Given data »
┄┄┄┄┄┄
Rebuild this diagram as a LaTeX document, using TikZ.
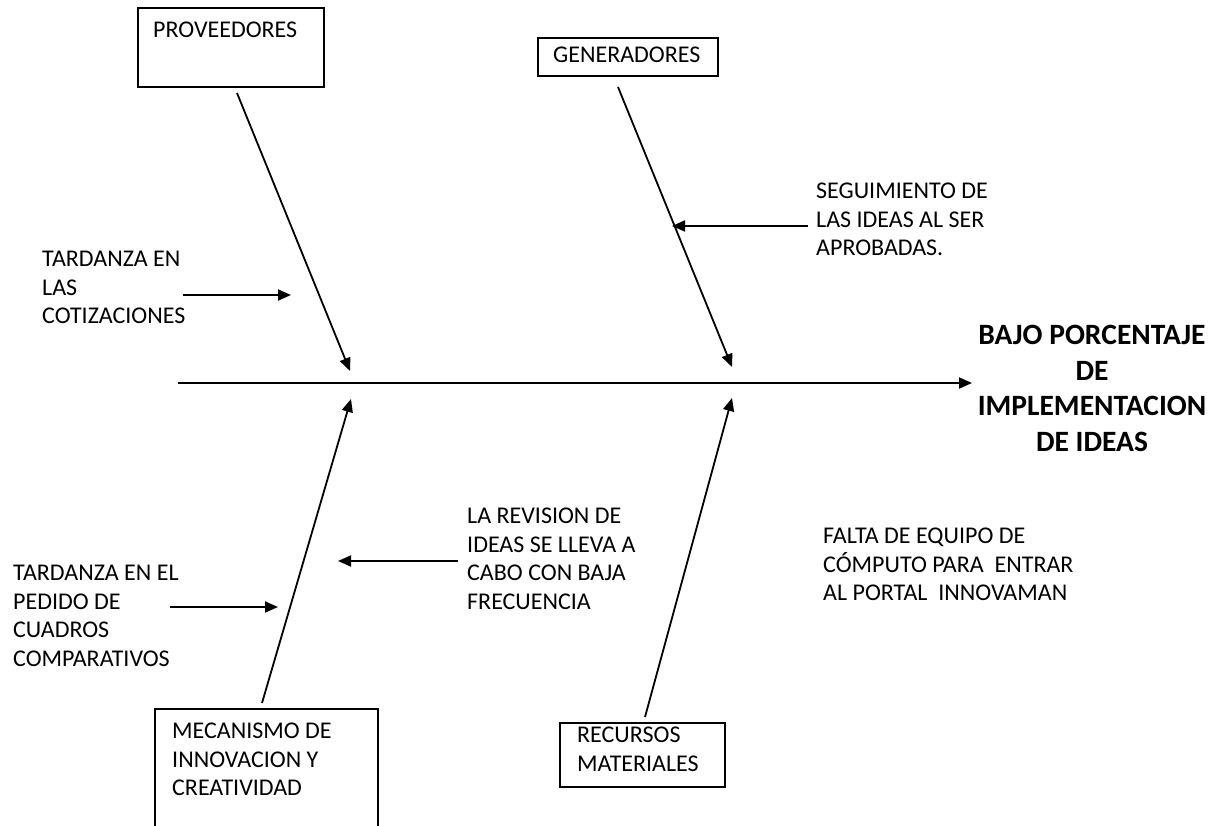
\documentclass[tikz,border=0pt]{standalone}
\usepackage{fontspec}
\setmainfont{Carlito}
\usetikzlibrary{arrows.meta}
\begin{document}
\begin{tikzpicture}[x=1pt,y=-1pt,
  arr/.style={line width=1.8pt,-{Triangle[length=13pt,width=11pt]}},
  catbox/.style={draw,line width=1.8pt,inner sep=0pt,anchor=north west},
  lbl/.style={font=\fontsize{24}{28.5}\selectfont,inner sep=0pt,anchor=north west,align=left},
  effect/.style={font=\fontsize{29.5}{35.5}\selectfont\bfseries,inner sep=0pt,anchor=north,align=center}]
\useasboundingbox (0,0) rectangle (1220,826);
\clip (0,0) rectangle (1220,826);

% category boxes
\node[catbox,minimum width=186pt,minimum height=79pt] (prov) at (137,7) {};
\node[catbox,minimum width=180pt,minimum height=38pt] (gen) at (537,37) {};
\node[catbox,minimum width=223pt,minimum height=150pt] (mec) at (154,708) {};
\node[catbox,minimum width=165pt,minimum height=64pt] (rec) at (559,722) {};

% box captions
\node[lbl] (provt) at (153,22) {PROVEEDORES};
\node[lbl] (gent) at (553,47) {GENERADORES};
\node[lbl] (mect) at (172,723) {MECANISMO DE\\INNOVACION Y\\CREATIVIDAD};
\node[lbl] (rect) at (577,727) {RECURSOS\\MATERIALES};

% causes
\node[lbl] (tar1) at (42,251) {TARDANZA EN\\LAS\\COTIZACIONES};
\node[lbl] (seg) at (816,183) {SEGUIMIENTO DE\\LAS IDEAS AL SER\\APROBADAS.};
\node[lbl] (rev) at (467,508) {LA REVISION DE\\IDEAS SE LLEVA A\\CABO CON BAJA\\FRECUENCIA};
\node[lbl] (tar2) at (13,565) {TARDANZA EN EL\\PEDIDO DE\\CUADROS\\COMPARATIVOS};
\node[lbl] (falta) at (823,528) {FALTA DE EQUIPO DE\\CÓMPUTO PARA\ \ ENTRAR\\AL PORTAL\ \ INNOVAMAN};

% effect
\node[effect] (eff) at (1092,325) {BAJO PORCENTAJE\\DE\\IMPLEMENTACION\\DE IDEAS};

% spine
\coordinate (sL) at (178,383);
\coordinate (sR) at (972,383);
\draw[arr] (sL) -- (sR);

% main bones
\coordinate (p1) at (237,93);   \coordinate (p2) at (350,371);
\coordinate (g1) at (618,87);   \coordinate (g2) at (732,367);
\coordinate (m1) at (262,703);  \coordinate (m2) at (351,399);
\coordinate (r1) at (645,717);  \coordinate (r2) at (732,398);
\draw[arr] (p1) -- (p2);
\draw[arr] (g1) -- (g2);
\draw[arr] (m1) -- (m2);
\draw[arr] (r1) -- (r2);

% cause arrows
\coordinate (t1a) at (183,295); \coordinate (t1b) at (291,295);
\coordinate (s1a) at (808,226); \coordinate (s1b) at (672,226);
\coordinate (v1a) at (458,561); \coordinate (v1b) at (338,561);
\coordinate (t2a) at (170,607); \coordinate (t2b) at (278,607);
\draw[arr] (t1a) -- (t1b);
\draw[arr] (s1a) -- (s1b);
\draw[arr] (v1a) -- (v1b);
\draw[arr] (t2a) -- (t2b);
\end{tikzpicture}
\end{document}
┄┄┄┄┄┄
Goal of the exercise » Make an exact copy of the whole listing, but don't bring over any pictures.

Answer to this task »
Rebuild this diagram as a LaTeX document, using TikZ.
\documentclass[tikz,border=0pt]{standalone}
\usepackage{fontspec}
\setmainfont{Carlito}
\usetikzlibrary{arrows.meta}
\begin{document}
\begin{tikzpicture}[x=1pt,y=-1pt,
  arr/.style={line width=1.8pt,-{Triangle[length=13pt,width=11pt]}},
  catbox/.style={draw,line width=1.8pt,inner sep=0pt,anchor=north west},
  lbl/.style={font=\fontsize{24}{28.5}\selectfont,inner sep=0pt,anchor=north west,align=left},
  effect/.style={font=\fontsize{29.5}{35.5}\selectfont\bfseries,inner sep=0pt,anchor=north,align=center}]
\useasboundingbox (0,0) rectangle (1220,826);
\clip (0,0) rectangle (1220,826);

% category boxes
\node[catbox,minimum width=186pt,minimum height=79pt] (prov) at (137,7) {};
\node[catbox,minimum width=180pt,minimum height=38pt] (gen) at (537,37) {};
\node[catbox,minimum width=223pt,minimum height=150pt] (mec) at (154,708) {};
\node[catbox,minimum width=165pt,minimum height=64pt] (rec) at (559,722) {};

% box captions
\node[lbl] (provt) at (153,22) {PROVEEDORES};
\node[lbl] (gent) at (553,47) {GENERADORES};
\node[lbl] (mect) at (172,723) {MECANISMO DE\\INNOVACION Y\\CREATIVIDAD};
\node[lbl] (rect) at (577,727) {RECURSOS\\MATERIALES};

% causes
\node[lbl] (tar1) at (42,251) {TARDANZA EN\\LAS\\COTIZACIONES};
\node[lbl] (seg) at (816,183) {SEGUIMIENTO DE\\LAS IDEAS AL SER\\APROBADAS.};
\node[lbl] (rev) at (467,508) {LA REVISION DE\\IDEAS SE LLEVA A\\CABO CON BAJA\\FRECUENCIA};
\node[lbl] (tar2) at (13,565) {TARDANZA EN EL\\PEDIDO DE\\CUADROS\\COMPARATIVOS};
\node[lbl] (falta) at (823,528) {FALTA DE EQUIPO DE\\CÓMPUTO PARA\ \ ENTRAR\\AL PORTAL\ \ INNOVAMAN};

% effect
\node[effect] (eff) at (1092,325) {BAJO PORCENTAJE\\DE\\IMPLEMENTACION\\DE IDEAS};

% spine
\coordinate (sL) at (178,383);
\coordinate (sR) at (972,383);
\draw[arr] (sL) -- (sR);

% main bones
\coordinate (p1) at (237,93);   \coordinate (p2) at (350,371);
\coordinate (g1) at (618,87);   \coordinate (g2) at (732,367);
\coordinate (m1) at (262,703);  \coordinate (m2) at (351,399);
\coordinate (r1) at (645,717);  \coordinate (r2) at (732,398);
\draw[arr] (p1) -- (p2);
\draw[arr] (g1) -- (g2);
\draw[arr] (m1) -- (m2);
\draw[arr] (r1) -- (r2);

% cause arrows
\coordinate (t1a) at (183,295); \coordinate (t1b) at (291,295);
\coordinate (s1a) at (808,226); \coordinate (s1b) at (672,226);
\coordinate (v1a) at (458,561); \coordinate (v1b) at (338,561);
\coordinate (t2a) at (170,607); \coordinate (t2b) at (278,607);
\draw[arr] (t1a) -- (t1b);
\draw[arr] (s1a) -- (s1b);
\draw[arr] (v1a) -- (v1b);
\draw[arr] (t2a) -- (t2b);
\end{tikzpicture}
\end{document}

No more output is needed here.